Repeat each line of the material below exactly as it appears, minus any pictures.

## start

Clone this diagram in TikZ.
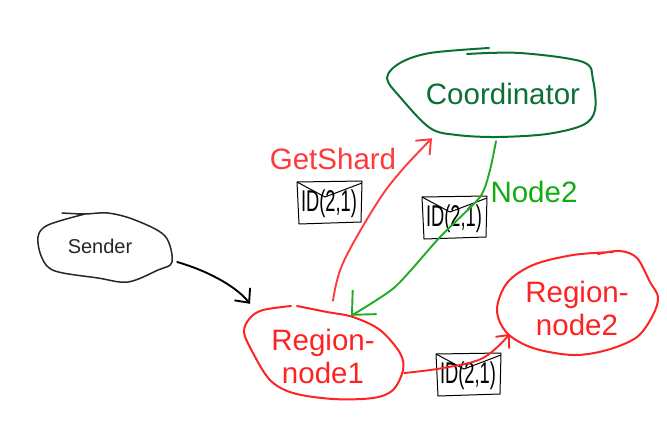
\documentclass[tikz,border=0pt]{standalone}
\usepackage{fontspec}
\setmainfont{Liberation Sans}
\usetikzlibrary{arrows.meta,calc}
\definecolor{coordgreen}{HTML}{0B7033}
\definecolor{msgred}{HTML}{FF2222}
\definecolor{getred}{HTML}{FF3A3A}
\definecolor{msggreen}{HTML}{22AA22}
\definecolor{labelgreen}{HTML}{12AC12}
\begin{document}
\begin{tikzpicture}[x=1pt,y=-1pt,
  big/.style={font=\fontsize{29.5}{33}\selectfont,align=center,inner sep=0pt},
  blob/.style={line width=2pt,line cap=round,line join=round},
  msg/.style={line width=1.9pt,line cap=round,line join=round},
  envelope/.pic={
    \draw[line width=1pt,line join=round] (-33,-21)--(32,-22)--(31,19)--(-31,21)--cycle;
    \draw[line width=1pt] (-33,-21)--(-5,-6)--(32,-20);
    \node[inner sep=0pt,xscale=.61,font=\fontsize{30}{33}\selectfont] (-label) at (-1,1) {ID(2,1)};
  }]
  \useasboundingbox (0,0) rectangle (667,445);
  % labels
  \node[big,text=coordgreen,minimum width=232pt,minimum height=92pt](coordinator) at (503,94){Coordinator};
  \node[font=\fontsize{20}{24}\selectfont,text=black!85,inner sep=0pt,minimum width=154pt,minimum height=72pt](sender) at (100,246){Sender};
  \node[big,text=msgred,minimum width=162pt,minimum height=110pt](region1) at (323,356){Region-\\node1};
  \node[big,text=msgred,minimum width=162pt,minimum height=108pt](region2) at (577,308){Region-\\node2};
  \node[big,text=getred](getshard) at (333,159){GetShard};
  \node[big,text=labelgreen](node2) at (534,192){Node2};
  % blobs
  \draw[blob,coordgreen] plot[smooth,tension=.55] coordinates {(489,48)(430,53)(400,63)(387,78)(400,97)(430,128)(457,135)(497,137)(547,134)(583,125)(595,110)(593,80)(583,62)(520,53)(467,54)};
  \draw[blob,black!85,line width=1.5pt] plot[smooth,tension=.55] coordinates {(62,213)(85,214)(108,213)(135,220)(165,236)(172,262)(158,270)(128,282)(98,278)(55,271)(42,258)(38,237)(48,225)(85,214)};
  \draw[blob,msgred] plot[smooth,tension=.55] coordinates {(291,306)(263,310)(250,318)(244,332)(253,353)(270,380)(293,393)(333,399)(373,398)(393,390)(403,370)(400,353)(380,330)(353,317)(327,312)(297,306)};
  \draw[blob,msgred] plot[smooth,tension=.55] coordinates {(598,254)(620,251)(637,258)(650,282)(658,297)(653,315)(637,337)(607,350)(573,355)(533,348)(507,333)(497,310)(507,283)(533,265)(573,255)(613,252)};
  % envelopes
  \pic (env1) at (330,203) {envelope};
  \pic (env2) at (455,218) {envelope};
  \pic (env3) at (469,375) {envelope};
  % connectors
  \coordinate(s0) at ($(sender.east)+(0,16)$);
  \coordinate(s1) at ($(region1.north)+(-73,3)$);
  \coordinate(g0) at ($(region1.north)+(10,0)$);
  \coordinate(g1) at ($(coordinator.south)+(-71,-2)$);
  \coordinate(n0) at ($(coordinator.south)+(-7,1)$);
  \coordinate(n1) at ($(region1.north)+(28,15)$);
  \coordinate(f0) at ($(region1.east)+(0,17)$);
  \coordinate(f1) at ($(region2.west)+(14,26)$);
  \draw[msg,black,-{Straight Barb[length=11pt,width=20pt]}] (s0) .. controls (205,270) and (235,285) .. (s1);
  \draw[msg,getred,-{Straight Barb[length=12pt,width=20pt]}] plot[smooth,tension=.6] coordinates {(g0)(343,263)(377,203)(402,170)(g1)};
  \draw[msg,msggreen] plot[smooth,tension=.4] coordinates {(n0)(490,170)(480,197)(440,237)(395,287)(n1)};
  \draw[msg,msggreen,-{Straight Barb[length=18pt,width=34pt]}] ($(n1)+(2,-2)$) -- (n1);
  \draw[msg,msgred,-{Straight Barb[length=10pt,width=18pt]}] plot[smooth,tension=.6] coordinates {(f0)(443,368)(483,358)(f1)};
\end{tikzpicture}
\end{document}
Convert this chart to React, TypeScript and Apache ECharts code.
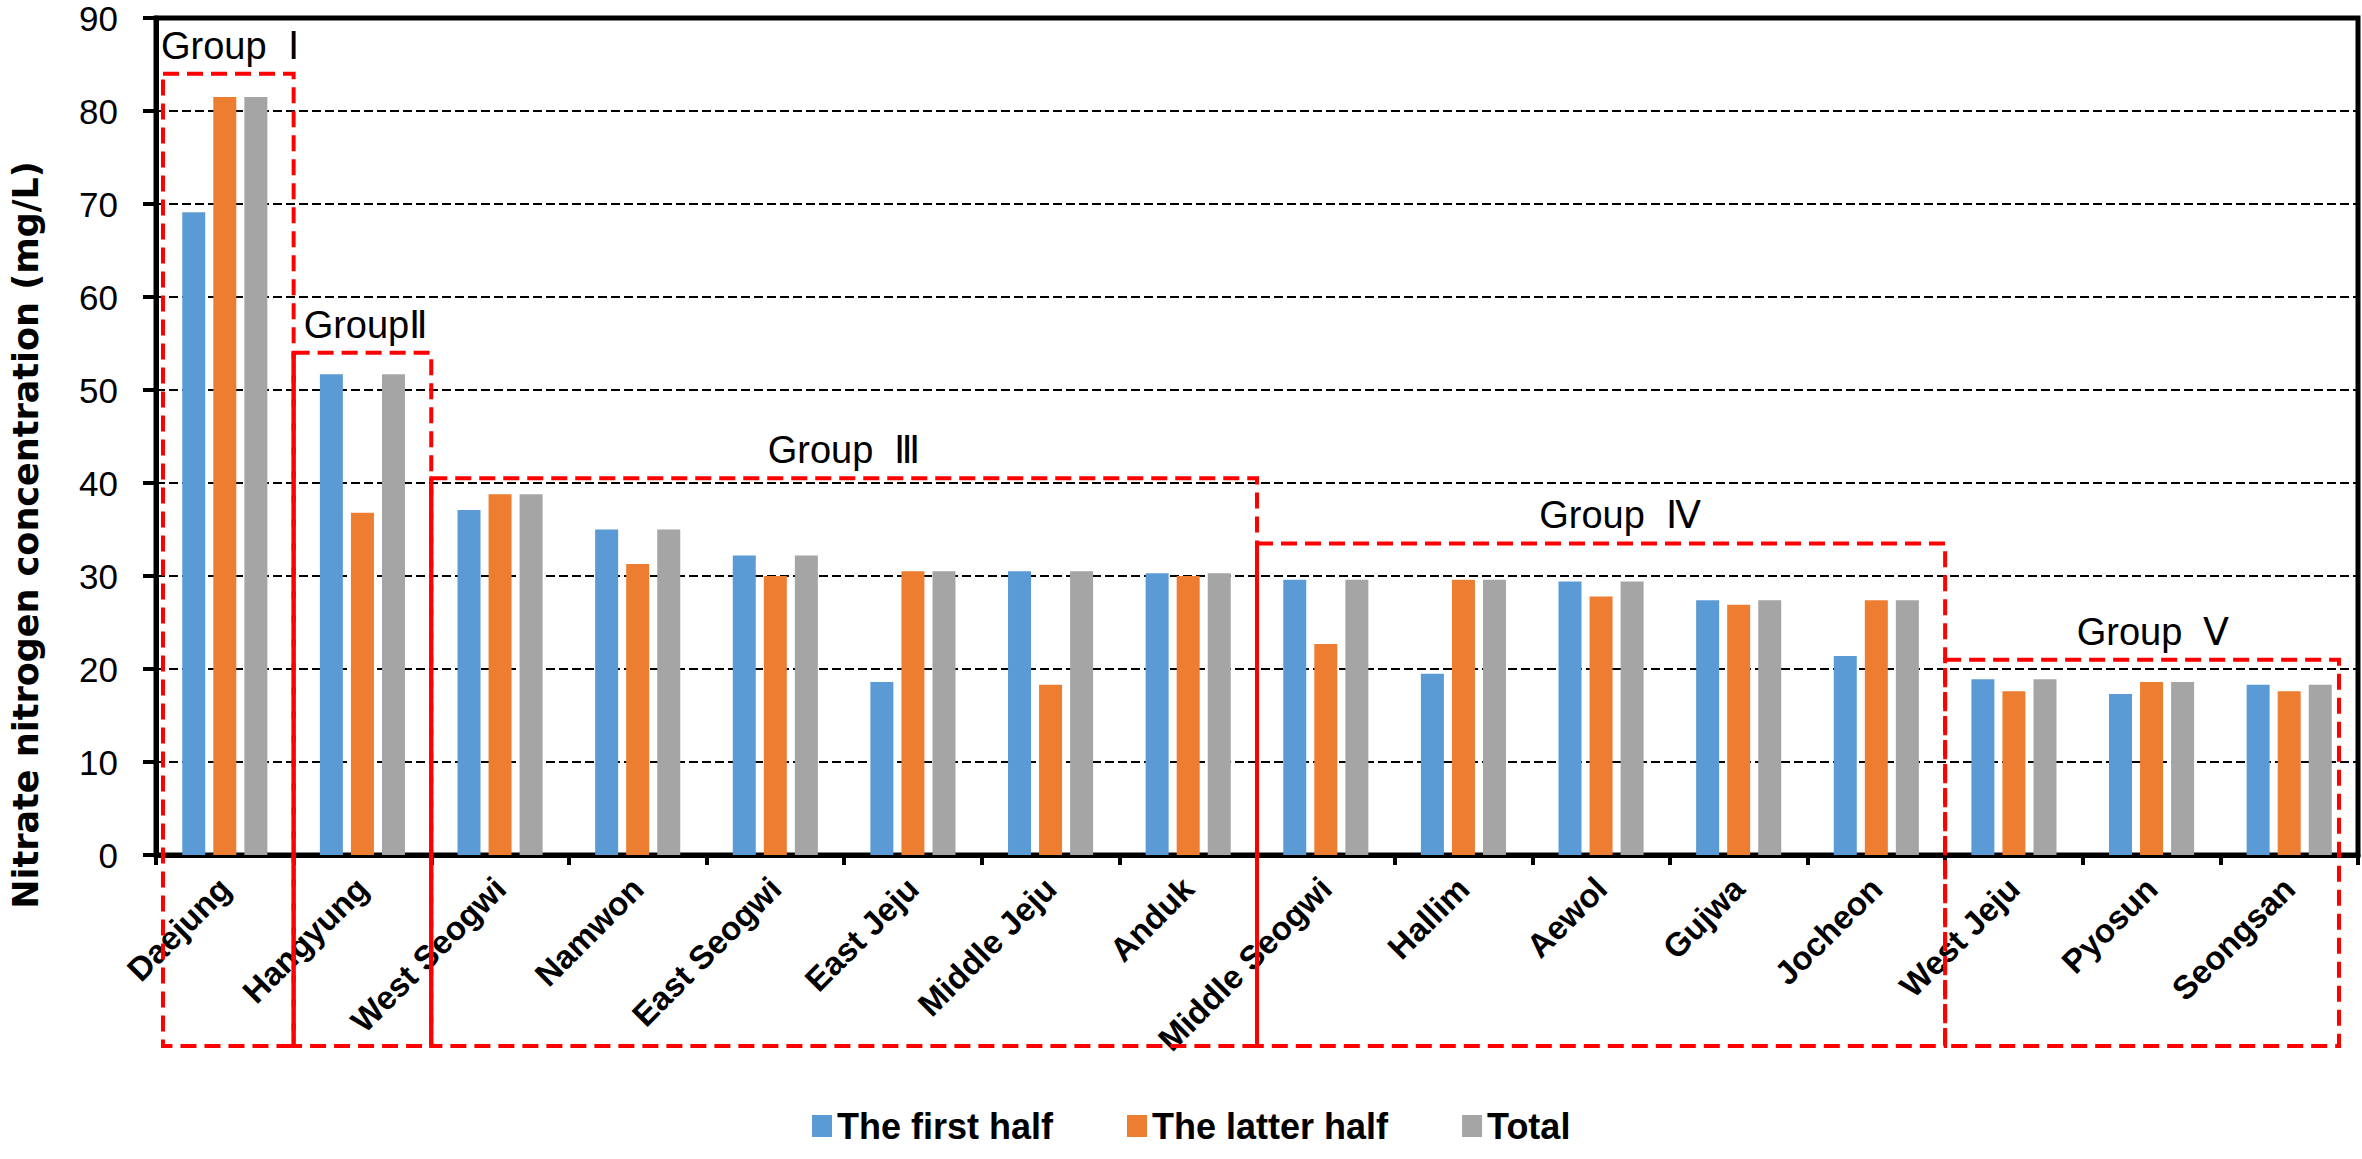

## end

Written reply —
Clone this diagram in TikZ.
\documentclass[tikz,border=0pt]{standalone}
\usepackage{fontspec}
\setmainfont{Liberation Sans}
\usetikzlibrary{arrows.meta,calc}
\definecolor{coordgreen}{HTML}{0B7033}
\definecolor{msgred}{HTML}{FF2222}
\definecolor{getred}{HTML}{FF3A3A}
\definecolor{msggreen}{HTML}{22AA22}
\definecolor{labelgreen}{HTML}{12AC12}
\begin{document}
\begin{tikzpicture}[x=1pt,y=-1pt,
  big/.style={font=\fontsize{29.5}{33}\selectfont,align=center,inner sep=0pt},
  blob/.style={line width=2pt,line cap=round,line join=round},
  msg/.style={line width=1.9pt,line cap=round,line join=round},
  envelope/.pic={
    \draw[line width=1pt,line join=round] (-33,-21)--(32,-22)--(31,19)--(-31,21)--cycle;
    \draw[line width=1pt] (-33,-21)--(-5,-6)--(32,-20);
    \node[inner sep=0pt,xscale=.61,font=\fontsize{30}{33}\selectfont] (-label) at (-1,1) {ID(2,1)};
  }]
  \useasboundingbox (0,0) rectangle (667,445);
  % labels
  \node[big,text=coordgreen,minimum width=232pt,minimum height=92pt](coordinator) at (503,94){Coordinator};
  \node[font=\fontsize{20}{24}\selectfont,text=black!85,inner sep=0pt,minimum width=154pt,minimum height=72pt](sender) at (100,246){Sender};
  \node[big,text=msgred,minimum width=162pt,minimum height=110pt](region1) at (323,356){Region-\\node1};
  \node[big,text=msgred,minimum width=162pt,minimum height=108pt](region2) at (577,308){Region-\\node2};
  \node[big,text=getred](getshard) at (333,159){GetShard};
  \node[big,text=labelgreen](node2) at (534,192){Node2};
  % blobs
  \draw[blob,coordgreen] plot[smooth,tension=.55] coordinates {(489,48)(430,53)(400,63)(387,78)(400,97)(430,128)(457,135)(497,137)(547,134)(583,125)(595,110)(593,80)(583,62)(520,53)(467,54)};
  \draw[blob,black!85,line width=1.5pt] plot[smooth,tension=.55] coordinates {(62,213)(85,214)(108,213)(135,220)(165,236)(172,262)(158,270)(128,282)(98,278)(55,271)(42,258)(38,237)(48,225)(85,214)};
  \draw[blob,msgred] plot[smooth,tension=.55] coordinates {(291,306)(263,310)(250,318)(244,332)(253,353)(270,380)(293,393)(333,399)(373,398)(393,390)(403,370)(400,353)(380,330)(353,317)(327,312)(297,306)};
  \draw[blob,msgred] plot[smooth,tension=.55] coordinates {(598,254)(620,251)(637,258)(650,282)(658,297)(653,315)(637,337)(607,350)(573,355)(533,348)(507,333)(497,310)(507,283)(533,265)(573,255)(613,252)};
  % envelopes
  \pic (env1) at (330,203) {envelope};
  \pic (env2) at (455,218) {envelope};
  \pic (env3) at (469,375) {envelope};
  % connectors
  \coordinate(s0) at ($(sender.east)+(0,16)$);
  \coordinate(s1) at ($(region1.north)+(-73,3)$);
  \coordinate(g0) at ($(region1.north)+(10,0)$);
  \coordinate(g1) at ($(coordinator.south)+(-71,-2)$);
  \coordinate(n0) at ($(coordinator.south)+(-7,1)$);
  \coordinate(n1) at ($(region1.north)+(28,15)$);
  \coordinate(f0) at ($(region1.east)+(0,17)$);
  \coordinate(f1) at ($(region2.west)+(14,26)$);
  \draw[msg,black,-{Straight Barb[length=11pt,width=20pt]}] (s0) .. controls (205,270) and (235,285) .. (s1);
  \draw[msg,getred,-{Straight Barb[length=12pt,width=20pt]}] plot[smooth,tension=.6] coordinates {(g0)(343,263)(377,203)(402,170)(g1)};
  \draw[msg,msggreen] plot[smooth,tension=.4] coordinates {(n0)(490,170)(480,197)(440,237)(395,287)(n1)};
  \draw[msg,msggreen,-{Straight Barb[length=18pt,width=34pt]}] ($(n1)+(2,-2)$) -- (n1);
  \draw[msg,msgred,-{Straight Barb[length=10pt,width=18pt]}] plot[smooth,tension=.6] coordinates {(f0)(443,368)(483,358)(f1)};
\end{tikzpicture}
\end{document}
Convert this chart to React, TypeScript and Apache ECharts code.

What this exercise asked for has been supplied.